Im Klageverfahren trug der Kläger vor, das Objekt sei allein als Kapitalanlage und zur Vermietung an Feriengäste, aber nicht zur Selbstnutzung bestimmt gewesen. Er habe jede Möglichkeit der Vermietung genutzt, über Bekannte und Verwandte, eine Hausverwaltung, den örtlichen Fremdenverkehrsverein und ein niederländisches Unternehmen. Eine Vermietung sei aufgrund der schlechten Lage nicht in größerem Umfang zustande gekommen. Deshalb habe er seit Jahren versucht, das Haus zu verkaufen. Er habe es nur jeweils zwischen dem zweiten Weihnachtsfeiertag und dem ersten Sonntag im Januar genutzt, um Gebäude und Außenanlagen zu überprüfen und Schäden beseitigen zu lassen. Im Streitjahr seien die Kläger an beiden Pfingsttagen in dem Haus gewesen, um sich von dessen ordnungsgemäßem Zustand zu überzeugen.

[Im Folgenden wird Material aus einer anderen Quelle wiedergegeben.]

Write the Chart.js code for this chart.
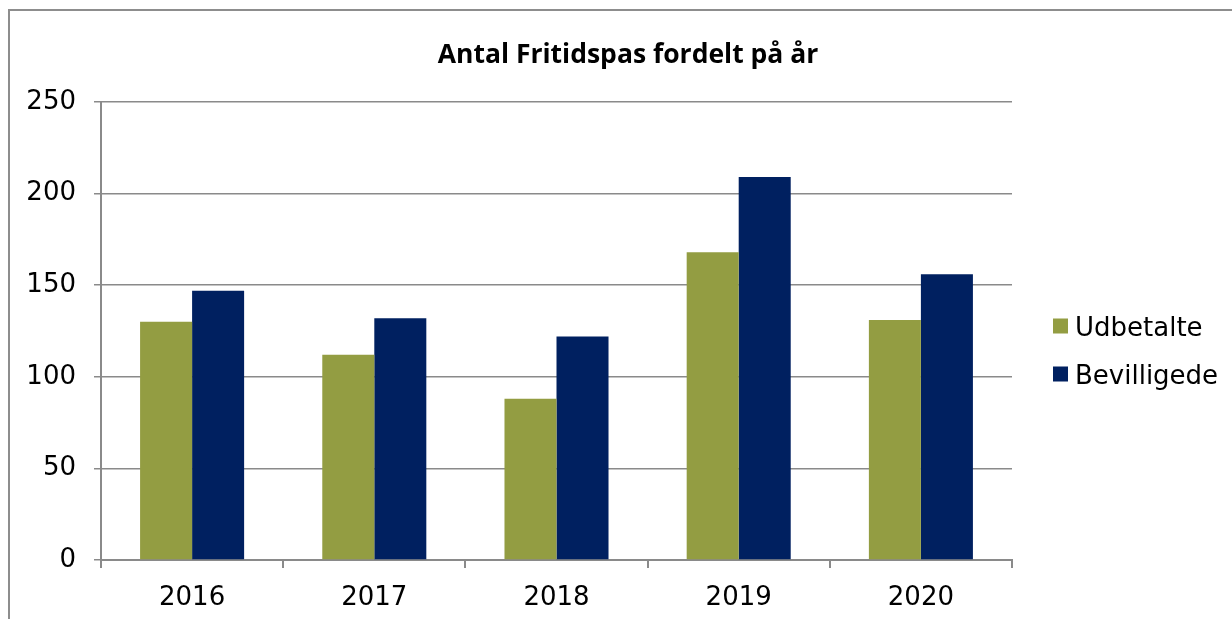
<!DOCTYPE html>
<html lang="da">
<head>
    <meta charset="UTF-8">
    <title>Antal Fritidspas fordelt på år</title>
    <style>
        html, body {
            margin: 0;
            padding: 0;
            background: #ffffff;
            overflow: hidden;
        }

        .frame {
            position: absolute;
            left: 8px;
            top: 9px;
            width: 2000px;
            height: 2000px;
            border: 2px solid #8d8d8d;
        }

        .chart-box {
            position: absolute;
            left: 0;
            top: 0;
            width: 1232px;
            height: 619px;
        }
    </style>
    <script src="https://cdn.jsdelivr.net/npm/chart.js"></script>
</head>
<body>

<div class="frame"></div>
<div class="chart-box">
    <canvas id="fritidChart" width="1232" height="619"></canvas>
</div>

<script>
    // Data
    const years = ['2016', '2017', '2018', '2019', '2020'];
    const udbetalte = [130, 112, 88, 168, 131];
    const bevilligede = [147, 132, 122, 209, 156];
    const yTicks = [0, 50, 100, 150, 200, 250];

    const chartTitle = 'Antal Fritidspas fordelt på år';
    const seriesNames = ['Udbetalte', 'Bevilligede'];
    const seriesColors = ['#939d42', '#002060'];

    const axisGray = '#8a8a8a';
    const tickFont = { family: '"DejaVu Sans", Verdana, sans-serif', size: 26 };

    // Title and legend drawn at the places they sit in the original
    const titleAndLegend = {
        id: 'titleAndLegend',
        afterDraw(chart) {
            const ctx = chart.ctx;
            ctx.save();

            // title, scaled to the width it has in the picture
            ctx.fillStyle = '#000000';
            ctx.textAlign = 'center';
            ctx.textBaseline = 'alphabetic';
            ctx.font = 'bold 100px "Open Sans", "Noto Sans", sans-serif';
            const w100 = ctx.measureText(chartTitle).width;
            const size = 100 * 380 / w100;
            ctx.font = 'bold ' + size.toFixed(1) + 'px "Open Sans", "Noto Sans", sans-serif';
            ctx.fillText(chartTitle, 628, 63);

            // legend
            ctx.textAlign = 'left';
            ctx.font = '26px "DejaVu Sans", Verdana, sans-serif';
            const rows = [326, 374];
            seriesNames.forEach((name, i) => {
                ctx.fillStyle = seriesColors[i];
                ctx.fillRect(1053, rows[i] - 7.5, 15, 15);
                ctx.fillStyle = '#000000';
                ctx.fillText(name, 1075, rows[i] + 10);
            });

            ctx.restore();
        }
    };

    const ctx = document.getElementById('fritidChart').getContext('2d');
    const fritidChart = new Chart(ctx, {
        type: 'bar',
        data: {
            labels: years,
            datasets: [
                {
                    label: seriesNames[0],
                    data: udbetalte,
                    backgroundColor: seriesColors[0],
                    borderWidth: 0
                },
                {
                    label: seriesNames[1],
                    data: bevilligede,
                    backgroundColor: seriesColors[1],
                    borderWidth: 0
                }
            ]
        },
        options: {
            responsive: false,
            animation: false,
            events: [],
            layout: {
                padding: { top: 102, right: 220, left: 0, bottom: 0 }
            },
            datasets: {
                bar: {
                    categoryPercentage: 0.571,
                    barPercentage: 1.0
                }
            },
            plugins: {
                legend: { display: false },
                title: { display: false },
                tooltip: { enabled: false }
            },
            scales: {
                x: {
                    afterFit(scale) { scale.height = 59; },
                    grid: {
                        offset: true,
                        drawOnChartArea: false,
                        drawTicks: true,
                        tickLength: 8,
                        color: axisGray,
                        lineWidth: 2
                    },
                    border: { display: true, color: axisGray, width: 2 },
                    ticks: {
                        color: '#000000',
                        font: tickFont,
                        padding: 15,
                        maxRotation: 0
                    }
                },
                y: {
                    min: 0,
                    max: 250,
                    afterFit(scale) { scale.width = 101; },
                    afterBuildTicks(scale) {
                        scale.ticks = yTicks.map(v => ({ value: v }));
                    },
                    grid: {
                        drawOnChartArea: true,
                        drawTicks: true,
                        tickLength: 7,
                        color: axisGray,
                        lineWidth: 1.5
                    },
                    border: { display: true, color: axisGray, width: 2 },
                    ticks: {
                        color: '#000000',
                        font: tickFont,
                        padding: 18
                    }
                }
            }
        },
        plugins: [titleAndLegend]
    });
</script>

</body>
</html>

Das Finanzgericht (FG) wies die Klage unter Berufung auf die Urteile des Bundesfinanzhofs (BFH) vom 25. Juni 1991 IX R 7/85 (BFHE 165, 67, BStBl II 1992, 24) und vom 30. Juli 1991 IX R 49/90 (BFHE 165, 92, BStBl II 1992, 27) ab (FG Münster, Urteil vom 21. Oktober 1999 14 K 5567/98 E, Entscheidungen der Finanzgerichte 2001, 10). Das FA habe die Einkünfte aus der Ferienwohnung zutreffend nur für die Zeit der Vermietung an Feriengäste ermittelt. Die übrigen Zeiträume, auch die Leerstandszeiten, seien nach der Rechtsprechung des BFH der Selbstnutzung zuzurechnen. Der ständigen Nutzungsmöglichkeit des Klägers stehe nicht entgegen, dass er Zugriff auf insgesamt drei Ferienimmobilien gehabt habe.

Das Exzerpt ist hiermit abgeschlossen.